IBS and CU Population Center (CUPC) are excited to announce the winning proposals for Research Development Awards/Seed Grants. We had a total of 9 applications between the two funding calls and were able to fund almost $79,000 in awards using IBS, CUPC, and Program funds. 

The IBS Research Development Awards were open to all CU faculty and research staff (with preference given to IBS Fellows and staff), and particularly welcomed proposals that advanced equity, diversity, and inclusion themes in substance, methods, and personnel. The CUPC Seed Grants sought proposals that highlighted health behaviors and disparities, reproductive health, gene-environment, environmental demography, and migration as well as work within the Rocky Mountain Research Data Center (RMRDC) or in collaboration with CU’s Earth Lab.

IBS and CUPC would like to acknowledge that several additional IBS Programs contributed finances to allow us to fund more of the awards than we had initially been able to budget for.
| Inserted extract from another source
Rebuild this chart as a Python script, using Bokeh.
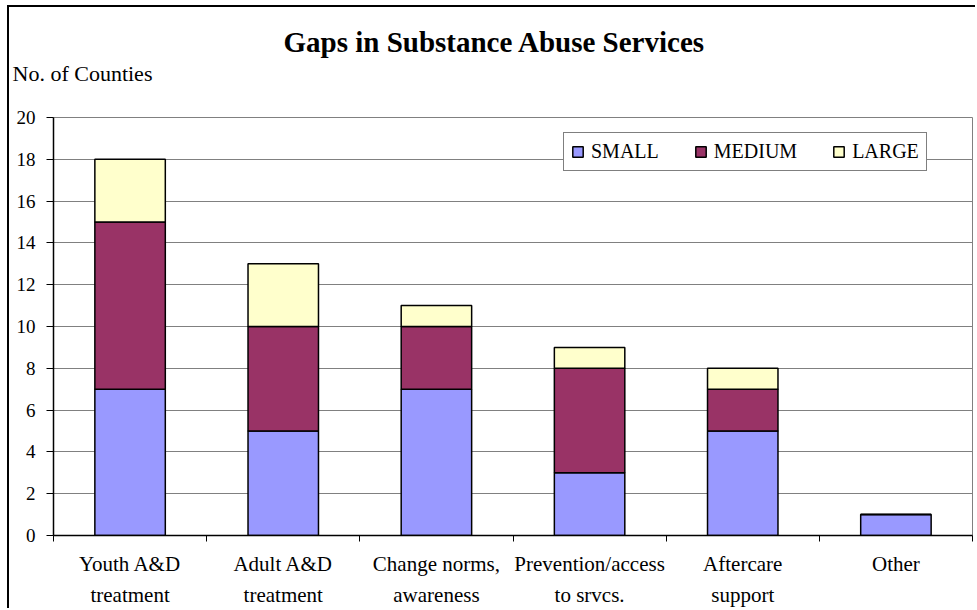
from bokeh.plotting import figure
from bokeh.models import ColumnDataSource, Range1d, FixedTicker, Title, LinearAxis
from bokeh.embed import file_html
from bokeh.resources import INLINE

# Service gap categories and county counts by county size
categories = ["Youth A&D\ntreatment", "Adult A&D\ntreatment", "Change norms,\nawareness",
              "Prevention/access\nto srvcs.", "Aftercare\nsupport", "Other"]
small = [7, 5, 7, 3, 5, 1]
medium = [8, 5, 3, 5, 2, 0]
large = [3, 3, 1, 1, 1, 0]
series_names = ["SMALL", "MEDIUM", "LARGE"]
series_colors = ["#9999FF", "#993366", "#FFFFCC"]
y_ticks = list(range(0, 21, 2))

FONT = "Liberation Serif"

centers = [i + 0.5 for i in range(len(categories))]
source = ColumnDataSource(data=dict(x=centers, small=small, medium=medium, large=large))

p = figure(width=968, height=603, output_backend="svg", toolbar_location=None,
           x_range=Range1d(0, len(categories)), y_range=Range1d(0, 20),
           min_border_left=44, min_border_top=110, min_border_right=5, min_border_bottom=73,
           background_fill_color="white", border_fill_color="white")
p.styles = {"margin-left": "7px", "margin-top": "5px",
            "border-left": "2px solid black", "border-top": "2px solid black"}
p.outline_line_color = "#808080"
p.outline_line_width = 1

# main title (outermost panel above the plot)
p.title.text = "Gaps in Substance Abuse Services"
p.title.align = "left"
p.title.offset = 230
p.title.text_font = FONT
p.title.text_font_size = "29px"
p.title.text_font_style = "bold"
p.title.text_color = "black"
p.title.standoff = 0

p.vbar_stack(["small", "medium", "large"], x="x", width=0.46, source=source,
             fill_color=series_colors, line_color="black", line_width=1.5,
             legend_label=series_names)

# y axis
p.yaxis.ticker = FixedTicker(ticks=y_ticks, minor_ticks=[])
p.yaxis.major_tick_out = 7
p.yaxis.major_tick_in = 0
p.yaxis.minor_tick_out = 0
p.yaxis.minor_tick_in = 0
p.yaxis.axis_line_color = "black"
p.yaxis.axis_line_width = 1.5
p.yaxis.major_tick_line_color = "black"
p.yaxis.major_label_text_font = FONT
p.yaxis.major_label_text_font_size = "19px"
p.yaxis.major_label_text_color = "black"
p.yaxis.major_label_standoff = 11

# x axis: labels at category centres, tick marks between categories
p.xaxis.ticker = FixedTicker(ticks=centers, minor_ticks=list(range(len(categories) + 1)))
p.xaxis.major_label_overrides = {c: lab for c, lab in zip(centers, categories)}
p.xaxis.major_tick_out = 0
p.xaxis.major_tick_in = 0
p.xaxis.minor_tick_out = 6
p.xaxis.minor_tick_in = 0
p.xaxis.minor_tick_line_color = "black"
p.xaxis.minor_tick_line_width = 1
p.xaxis.axis_line_color = "black"
p.xaxis.axis_line_width = 1.5
p.xaxis.major_label_text_font = FONT
p.xaxis.major_label_text_font_size = "21px"
p.xaxis.major_label_text_color = "black"
p.xaxis.major_label_text_line_height = 1.33
p.xaxis.major_label_standoff = 10

p.xgrid.grid_line_color = None
p.ygrid.grid_line_color = "#808080"
p.ygrid.grid_line_width = 1

# legend
lg = p.legend[0]
lg.orientation = "horizontal"
lg.location = (510, 364)
lg.margin = 0
lg.padding = 7
lg.spacing = 35
lg.glyph_width = 13
lg.glyph_height = 13
lg.label_standoff = 7
lg.label_text_font = FONT
lg.label_text_font_size = "20px"
lg.label_text_color = "black"
lg.border_line_color = "black"
lg.border_line_width = 1
lg.background_fill_color = "white"
lg.background_fill_alpha = 1

# blank spacer band between the plot frame and the value-axis caption
spacer = LinearAxis(ticker=FixedTicker(ticks=[3], minor_ticks=[]),
                    major_label_overrides={3: ""}, major_label_text_font_size="0px",
                    major_label_standoff=0,
                    major_tick_out=31, major_tick_in=0, minor_tick_out=0, minor_tick_in=0,
                    axis_line_color=None, major_tick_line_color=None,
                    minor_tick_line_color=None)
p.add_layout(spacer, "above")

# value-axis caption
p.add_layout(Title(text="No. of Counties", align="left", offset=-41, standoff=2,
                   text_font=FONT, text_font_size="22px", text_font_style="normal",
                   text_color="black"), "above")

open("out.html", "w").write(file_html(p, INLINE))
Thank you to the Environment and Society Program, the Prevention Science Program, and the Program on International Development for your contributions.
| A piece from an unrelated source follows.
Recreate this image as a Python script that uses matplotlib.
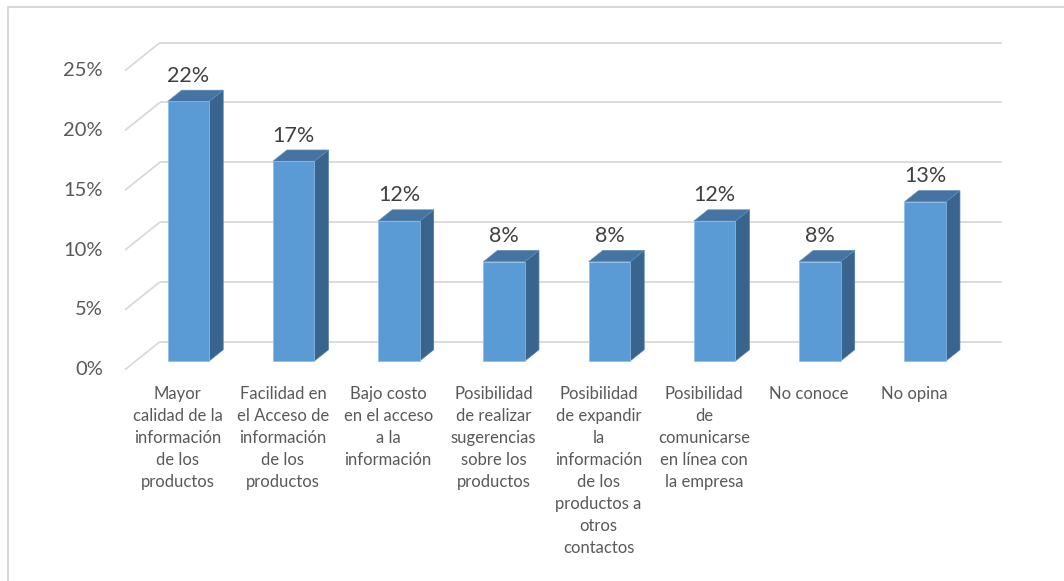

The funded proposals were:

  • Alexandra Siegel – “Can Online Exposure to Outgroups Improve Intergroup Attitudes and Behavior? Experimental Evidence from Israel.”
  • Kyle Thomas – “Assessing the ‘Great Crime Decline’ using intergenerational data.”
  • Ryan Masters – “Life Expectancy Trends among the U.S. States and Peer Countries, 1990-2020:
    Estimating the Impact of the 2020 COVID-19 Pandemic on Widening Differences.”
  • Beverly Kingston – “Designing and Evaluating a Multicomponent Intervention to Heal Trauma, Prevent Violence, and Promote Resiliency and Wellness in Under-resourced Communities of Color.”
  • Courtney Welton-Mitchell – “Mental Health and Psychosocial support-integrated Climate Change Adaptation for Subsistence Farming Communities in Mizoram, India.”